05.01.2008 - 05.01.2008 22 °C
Jaipur. The pink city of India. Sand and stone. Beautiful yet rough.
The Maharaj still lives in the City Palace - a descendent of the kings that built these magnificent palaces. We are staying in a lovely, romantic hotel called "Shahpura House". It was the abode of a Maharaj (a Haveli), which was now converted into a small boutique-like hotel. The staff all wear Rajasthai costumes, even though many seem to be Nepalese!
It is a shopper's paradise, but everyone wants to push you into buying their wares. Very annoying. If you have a driver take you to a shop, and the shop owner knows, then he adds a commission to the items and gives the driver a percentage. So tomorrow we are taking the auto rickshaw (with Ali Baba) to do shopping in the center city. And Ron will tell him to drop us on a corner.
Today, we had a driver, Papuu take us to the Amber Fort:
This is one of the main places where people can ride elephants, but I decided not to. I love elephants too much to support this tourist practice. One elephant after another, trudging up and down the hill. Some with lotus blossoms and flowers painted on their trunks. When we left I gave an elephant two bananas and petted her/his trunk. It was amazing to be so close to such a great creature.

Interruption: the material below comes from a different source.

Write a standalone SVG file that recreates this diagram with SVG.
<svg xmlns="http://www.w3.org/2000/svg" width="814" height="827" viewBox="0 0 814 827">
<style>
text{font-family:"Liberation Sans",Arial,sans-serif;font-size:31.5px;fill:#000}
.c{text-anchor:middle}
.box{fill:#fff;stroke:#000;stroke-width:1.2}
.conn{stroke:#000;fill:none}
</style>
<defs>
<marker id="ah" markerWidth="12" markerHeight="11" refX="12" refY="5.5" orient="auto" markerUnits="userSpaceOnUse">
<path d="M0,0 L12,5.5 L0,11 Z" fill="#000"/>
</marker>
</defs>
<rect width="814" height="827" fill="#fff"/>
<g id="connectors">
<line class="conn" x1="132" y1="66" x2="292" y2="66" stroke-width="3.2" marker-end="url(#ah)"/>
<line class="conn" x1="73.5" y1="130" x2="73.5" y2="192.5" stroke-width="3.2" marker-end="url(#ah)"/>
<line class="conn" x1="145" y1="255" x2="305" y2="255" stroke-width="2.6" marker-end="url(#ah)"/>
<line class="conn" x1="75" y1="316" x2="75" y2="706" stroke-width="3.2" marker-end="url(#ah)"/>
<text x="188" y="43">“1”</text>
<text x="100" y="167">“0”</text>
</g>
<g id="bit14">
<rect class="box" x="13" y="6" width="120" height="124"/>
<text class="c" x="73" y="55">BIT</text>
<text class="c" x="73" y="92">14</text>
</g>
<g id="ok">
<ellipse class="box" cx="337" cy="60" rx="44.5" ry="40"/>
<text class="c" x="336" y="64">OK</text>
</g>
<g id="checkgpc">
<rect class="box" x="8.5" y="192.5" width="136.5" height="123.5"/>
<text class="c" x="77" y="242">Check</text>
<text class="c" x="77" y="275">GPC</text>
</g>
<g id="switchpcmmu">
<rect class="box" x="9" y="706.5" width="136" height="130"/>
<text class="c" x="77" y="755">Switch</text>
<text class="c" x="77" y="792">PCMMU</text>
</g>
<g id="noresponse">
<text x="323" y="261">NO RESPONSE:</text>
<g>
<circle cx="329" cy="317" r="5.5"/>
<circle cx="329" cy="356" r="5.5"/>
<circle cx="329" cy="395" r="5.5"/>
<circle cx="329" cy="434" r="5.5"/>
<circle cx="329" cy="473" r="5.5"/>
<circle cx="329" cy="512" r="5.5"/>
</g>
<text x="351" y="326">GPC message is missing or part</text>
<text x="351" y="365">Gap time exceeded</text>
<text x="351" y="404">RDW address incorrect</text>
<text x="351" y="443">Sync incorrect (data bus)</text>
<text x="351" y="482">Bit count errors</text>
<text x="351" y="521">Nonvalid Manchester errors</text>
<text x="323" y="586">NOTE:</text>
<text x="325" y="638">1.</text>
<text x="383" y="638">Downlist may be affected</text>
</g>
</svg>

The Amber Fort is a photographer's dream - interesting angles, intricate details and a delicacy that is rare in royal buildings.

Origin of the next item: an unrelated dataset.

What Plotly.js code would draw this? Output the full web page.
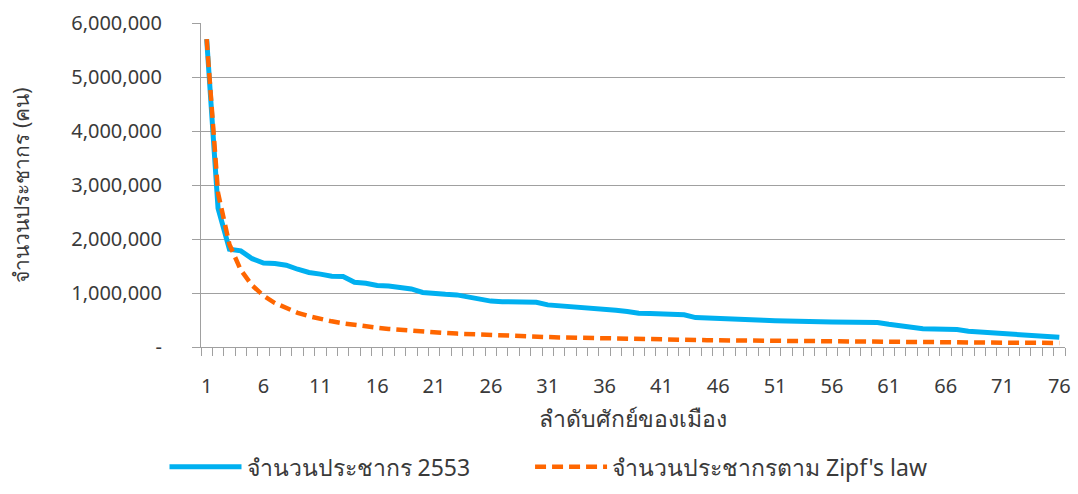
<!DOCTYPE html>
<html>
<head>
<meta charset="utf-8">
<script src="https://cdn.plot.ly/plotly-3.0.1.min.js"></script>
<style>html,body{margin:0;padding:0;background:#fff;}#chart{width:1078px;height:494px;}</style>
</head>
<body>
<div id="chart"></div>
<script>
// Rank of city (1..76)
const ranks = [];
for (let r = 1; r <= 76; r++) ranks.push(r);

// Population 2553 (registered)
const population2553 = [
  5701394, 2570000, 1810000, 1780000, 1635000, 1555000, 1545000, 1515000, 1440000, 1380000,
  1350000, 1310000, 1305000, 1200000, 1180000, 1140000, 1130000, 1105000, 1075000, 1010000,
  985000, 975000, 965000, 925000, 885000, 850000, 840000, 833000, 830000, 828000,
  780000, 765000, 760000, 745000, 730000, 705000, 680000, 658000, 625000, 620000,
  612000, 605000, 598000, 545000, 533000, 525000, 512000, 502000, 497000, 495000,
  488000, 478000, 475000, 470000, 468000, 462000, 458000, 457000, 456000, 455000,
  420000, 390000, 362000, 338000, 335000, 330000, 323000, 292000, 280000, 252000,
  250000, 245000, 222000, 210000, 198000, 180000
];

// Population according to Zipf's law
const populationZipf = [
  5701394, 2850697, 1900465, 1425349, 1140279, 950232, 814485, 712674, 633488, 570139,
  518309, 475116, 438569, 407242, 380093, 356337, 335376, 316744, 300073, 285070,
  271495, 259154, 247887, 237558, 228056, 219284, 211163, 203621, 196600, 190046,
  183916, 178169, 172770, 167688, 162897, 158372, 154092, 150037, 146190, 142535,
  139058, 135747, 132591, 129577, 126698, 123943, 121306, 118779, 116355, 114028,
  111792, 109642, 107573, 105581, 103662, 101811, 100024, 98300, 96634, 95023,
  93465, 91958, 90498, 89084, 87714, 86385, 85096, 83844, 82629, 81448,
  80301, 79186, 78101, 77046, 76019, 75018
];

const xTickVals = [1, 6, 11, 16, 21, 26, 31, 36, 41, 46, 51, 56, 61, 66, 71, 76];
const xTickText = ['1', '6', '11', '16', '21', '26', '31', '36', '41', '46', '51', '56', '61', '66', '71', '76'];
const yTickVals = [0, 1000000, 2000000, 3000000, 4000000, 5000000, 6000000];
const yTickText = ['-', '1,000,000', '2,000,000', '3,000,000', '4,000,000', '5,000,000', '6,000,000'];

const seriesNames = ['จำนวนประชากร 2553', "จำนวนประชากรตาม Zipf's law"];
const xTitle = 'ลำดับศักย์ของเมือง';
const yTitle = 'จำนวนประชากร (คน)';

const FONT = 'Noto Sans, sans-serif';
const GRID = '#a0a0a0';
const TXT = '#3a3a3a';

const traces = [
  {
    x: ranks, y: population2553, name: seriesNames[0], type: 'scatter', mode: 'lines',
    line: {color: '#00B0F0', width: 5}, legend: 'legend'
  },
  {
    x: ranks, y: populationZipf, name: seriesNames[1], type: 'scatter', mode: 'lines',
    line: {color: '#FF6600', width: 4.5, dash: '11px,6px'}, legend: 'legend2'
  }
];

const legendBase = {
  orientation: 'h', xref: 'container', yref: 'container',
  xanchor: 'left', y: 0.055, yanchor: 'middle',
  font: {family: FONT, size: 23, color: TXT},
  itemwidth: 72, bgcolor: 'rgba(0,0,0,0)'
};

const layout = {
  width: 1078, height: 494,
  margin: {l: 201, r: 13, t: 23, b: 147},
  paper_bgcolor: '#ffffff', plot_bgcolor: '#ffffff',
  font: {family: FONT, size: 20, color: TXT},
  showlegend: true,
  legend: Object.assign({}, legendBase, {x: 0.1526}),
  legend2: Object.assign({}, legendBase, {x: 0.4917}),
  xaxis: {
    range: [0.5, 76.5], tickmode: 'array', tickvals: xTickVals, ticktext: xTickText,
    ticks: '', showgrid: false, zeroline: false,
    showline: true, linecolor: GRID, linewidth: 1,
    ticklabelstandoff: 21,
    tickfont: {family: FONT, size: 20, color: TXT},
    minor: {ticks: 'outside', tick0: 0.5, dtick: 1, ticklen: 8, tickcolor: GRID, tickwidth: 1, showgrid: false},
    title: {text: xTitle, font: {family: FONT, size: 23, color: TXT}, standoff: 12}
  },
  yaxis: {
    range: [0, 6000000], tickmode: 'array', tickvals: yTickVals, ticktext: yTickText,
    ticks: 'outside', ticklen: 8, tickcolor: GRID,
    showgrid: true, gridcolor: GRID, gridwidth: 1, zeroline: false,
    showline: true, linecolor: GRID, linewidth: 1,
    ticklabelstandoff: 26,
    tickfont: {family: FONT, size: 20, color: TXT},
    title: {text: yTitle, font: {family: FONT, size: 21, color: TXT}, standoff: 35}
  }
};

Plotly.newPlot('chart', traces, layout, {displayModeBar: false, staticPlot: true});
</script>
</body>
</html>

And it is very entertaining to watch the monkeys eating, climbing and romping around. We were advised to steer clear of them because they steal things from you and refuse to give it back until you give them food - and enough food!
Then we stopped briefly to photograph the Palace on the Water (Jal Mahal), which was the king's "picnic" spot.
I told Papuu that the palace is beautiful, but the road where we photographed had a terrible smell - camel dung?
There are camels everywhere...with riders..or pulling wagons, chomping lethargically on shrubs and viewing the traffic indifferently. They learned this from the cows!
The astrological observatory, Mantar Jantar, built around the late 1600's (?) looks like a modern sculpture park. Very strange and fun contraptions which have an uncanny accuracy in mapping the heavens. Ron and I tried to understand the astronomical terms and descriptions for each "machine" but it was way too obscure for us. But here is Ron inside one of them:
On our way back to the hotel we stopped at 2 ATM machines to find one that worked with our cards. Street kids and their mothers accosted us at each stop. When we started giving packs of biscuits, then more would appear from nowhere. Destitute teenage mothers, with naked screaming babies. Heart wrenching.
We went to a "department store" and bought more packs of biscuits to carry with us. We don't want to give money, because many of these beggars are pimped by others for money.
The event of the day: I bought a Swarmandal from a music shop off a side street. Swaarmandal is an Indian harp. The shop worker told me that it was interesting that he sells mostly guitars and Western instruments to Indians, and Indian instruments to Westerners. I responded that we are all fascinated by the unfamiliar and the world is growing smaller. I bargained him dowm from $325 to $260, which was fine, it would cost $450 in the US.